Le Grand Macabre -- New York Philharmonic, 5/27/2010
Owens, Schowalter, Costanzo, Black, Tatum, Parks, Pauley, Tantsits, Bloom, Hannigan / Gilbert
"Le Grand Macabre" the character (Nekrotzar, played by Eric Owens) comes to announce the death of the world, but his namesake opera announces the death of the very modernist aesthetic in which it's written. A strange choice, which despite some good music leaves the listener with the impression of having wasted his time.
If modernism -- as exemplified brilliantly at the Met this spring in Shostakovich's The Nose and Berg's Lulu, the latter of which may be the exemplary modernist opera (not least for its current form's birth from musicological research) -- shrinks Romantic subjectivity, it takes very seriously its own axes of meaningful activity: compulsion (particularly sexual), science, formal repurposing, and of course the authority of the no-longer romantic but now (pseudo)scientific subject. So Lulu's characters are shown and described as beasts in a menagerie, pulled to doom by the inescapable compulsions of her sexual desirability and the need for money. Le Grand Macabre joins Lulu in finding new uses for old musical forms, but on stage it undercuts the modernist verities. We find sexual compulsion, science, authority (even the modern(ist) authoritarian state), and death itself -- shown as not only ridiculous but impotent.
What is left? Well, simple sex -- neither romantic nor compulsive -- and consumption (the food Prince Go-Go craves and the drink of which Piet and the others are so fond -- Nekrotzar excessively so). That is, the low "bourgeois" satisfactions with which modernism was at odds from the beginning. Without death or these other attention-demanders, neither Nekrotzar nor anyone else has the power to Savonarolistically turn people away from the easy feast of contemporary prosperous life, to make them feel guilty for not attending and giving allegiance to the high and not-quite-humane canon of modernism... like Le Grand Macabre itself. Oops.

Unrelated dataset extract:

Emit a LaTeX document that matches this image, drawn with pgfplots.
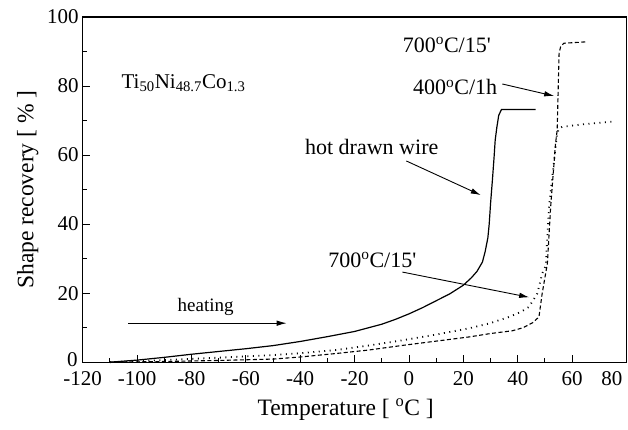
\documentclass[border=0pt]{standalone}
\usepackage{fontspec}
\setmainfont{Liberation Serif}
\usepackage{pgfplots}
\pgfplotsset{compat=1.18}
\usetikzlibrary{arrows.meta}

\newcommand{\ann}{\fontsize{22}{26}\selectfont}

\begin{document}
\begin{tikzpicture}
\begin{axis}[
    scale only axis,
    width=543.5pt, height=345pt,
    xmin=-120, xmax=80, ymin=0, ymax=100,
    xtick={-120,-100,...,60},
    extra x ticks={80},
    extra x tick style={xticklabel style={anchor=north east, xshift=-3pt}},
    ytick={20,40,...,100},
    extra y ticks={0},
    extra y tick style={yticklabel style={yshift=3pt, xshift=-1pt}},
    minor x tick num=1, minor y tick num=1,
    minor ytick={10,30,...,90},
    xtick pos=bottom, ytick pos=left,
    tick align=inside,
    major tick length=7pt, minor tick length=4pt,
    axis line style={line width=1.1pt},
    tick style={line width=1pt, black},
    /pgf/number format/assume math mode=true,
    ticklabel style={font=\fontsize{21}{24}\selectfont, inner sep=1pt},
    xticklabel style={yshift=-8pt},
    yticklabel style={xshift=-3pt},
    xlabel={Temperature [ \textsuperscript{o}C ]},
    ylabel={Shape recovery [ \% ]},
    label style={font=\fontsize{23.5}{27}\selectfont},
    xlabel style={yshift=-9pt, xshift=-9pt},
    ylabel style={yshift=4pt},
    clip=false,
]
% hot drawn wire
\addplot[black, line width=1.2pt] coordinates {
(-110,0) (-100,0.6) (-90,1.4) (-80,2.3) (-70,3.1) (-60,3.9) (-50,4.8)
(-40,6.0) (-30,7.4) (-20,8.9) (-10,11) (-5,12.4) (0,14) (5,15.8) (10,17.8)
(15,19.8) (20,22.3) (23,24.5) (25,26.3) (27,29) (28,32) (29,36) (29.5,40)
(30,46) (30.7,53) (31.3,59.5) (31.7,64.3) (32.3,68) (33,71.5) (34,73.2) (46.6,73.2)
};
% 700C/15' + 400C/1h
\addplot[black, line width=1.1pt, dash pattern=on 4pt off 2.5pt] coordinates {
(-110,0) (-90,0.2) (-70,0.5) (-50,0.9) (-40,1.5) (-27,2.5) (-15,3.5) (-2,4.9)
(10,6.1) (22,7.3) (30,8.3) (38,9.1) (42,10) (45.4,11.4) (47.8,13.1) (49,20)
(50.9,28.6) (52.1,45) (53.9,63.4) (54.5,67.2) (55.2,89.5) (55.8,91.5) (57,92.4) (65,92.8)
};
% 700C/15'
\addplot[black, line width=1.8pt, dash pattern=on 1pt off 4.5pt] coordinates {
(-110,0) (-90,0.6) (-70,1.3) (-51,2) (-40,2.6) (-27,3.5) (-15,4.8) (-2,6.4)
(10,8) (22,9.8) (29.5,11.2) (36.8,13.1) (41,14.5) (44.1,16) (47.2,19.9) (49,25.7)
(50.3,28) (51.5,45) (54,62.9) (54.5,66.3) (55.3,67.8) (56.4,68.2) (65,69) (74.7,69.7)
};

\node[anchor=west, font=\fontsize{21}{24}\selectfont] at (axis cs:-107,80.9)
  {Ti\textsubscript{50}Ni\textsubscript{48.7}Co\textsubscript{1.3}};
\node[font=\ann] at (axis cs:-13.7,62.3) {hot drawn wire};
\draw[-{Latex[length=10pt,width=5.5pt]}, line width=0.9pt] (axis cs:-1,58.3) -- (axis cs:26.4,48.4);
\node[font=\ann] at (axis cs:13.9,91.9) {700\textsuperscript{o}C/15\textquotesingle};
\node[font=\ann] at (axis cs:17,79.7) {400\textsuperscript{o}C/1h};
\draw[-{Latex[length=10pt,width=5.5pt]}, line width=0.9pt] (axis cs:34.3,80.6) -- (axis cs:53.4,77.1);
\node[font=\ann] at (axis cs:-13.5,29.6) {700\textsuperscript{o}C/15\textquotesingle};
\draw[-{Latex[length=10pt,width=5.5pt]}, line width=0.9pt] (axis cs:-2.4,26.1) -- (axis cs:44.2,18.8);
\node[font=\fontsize{19}{22}\selectfont] at (axis cs:-74.8,15.9) {heating};
\draw[-{Latex[length=10pt,width=5.5pt]}, line width=0.9pt] (axis cs:-103.3,11.3) -- (axis cs:-45,11.3);
\end{axis}
\pgfresetboundingbox
\path[use as bounding box] ([xshift=-82.7pt,yshift=-67pt]current axis.south west)
  rectangle ([xshift=1.5pt,yshift=17pt]current axis.north east);
\end{tikzpicture}
\end{document}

It's a sort of postmodern message, but modernist icon Ligeti didn't recast himself as a postmodernist either. The score, for its references and joke orchestrations, is in his characteristic style, and -- except for the interludes, and the brilliant first half of scene three -- for all its interest too much portentous in the old modernist way: the way of Nekrotzar, who turns out to be a sham or impotent or simply irrelevant himself.
An opera about its own obsolescence may have been fun decades ago, when one could laugh off the possible fall of modernist prestige, but today the collapse has come and gone rather matter-of-factly, leaving one to wonder at the action's two hours of elaboration on the obvious. Perhaps an orchestral suite from Le Grand Macabre would now serve the piece best.
(In details, I mostly agree with Zerbinetta's review of the night at Likely Impossibilities.)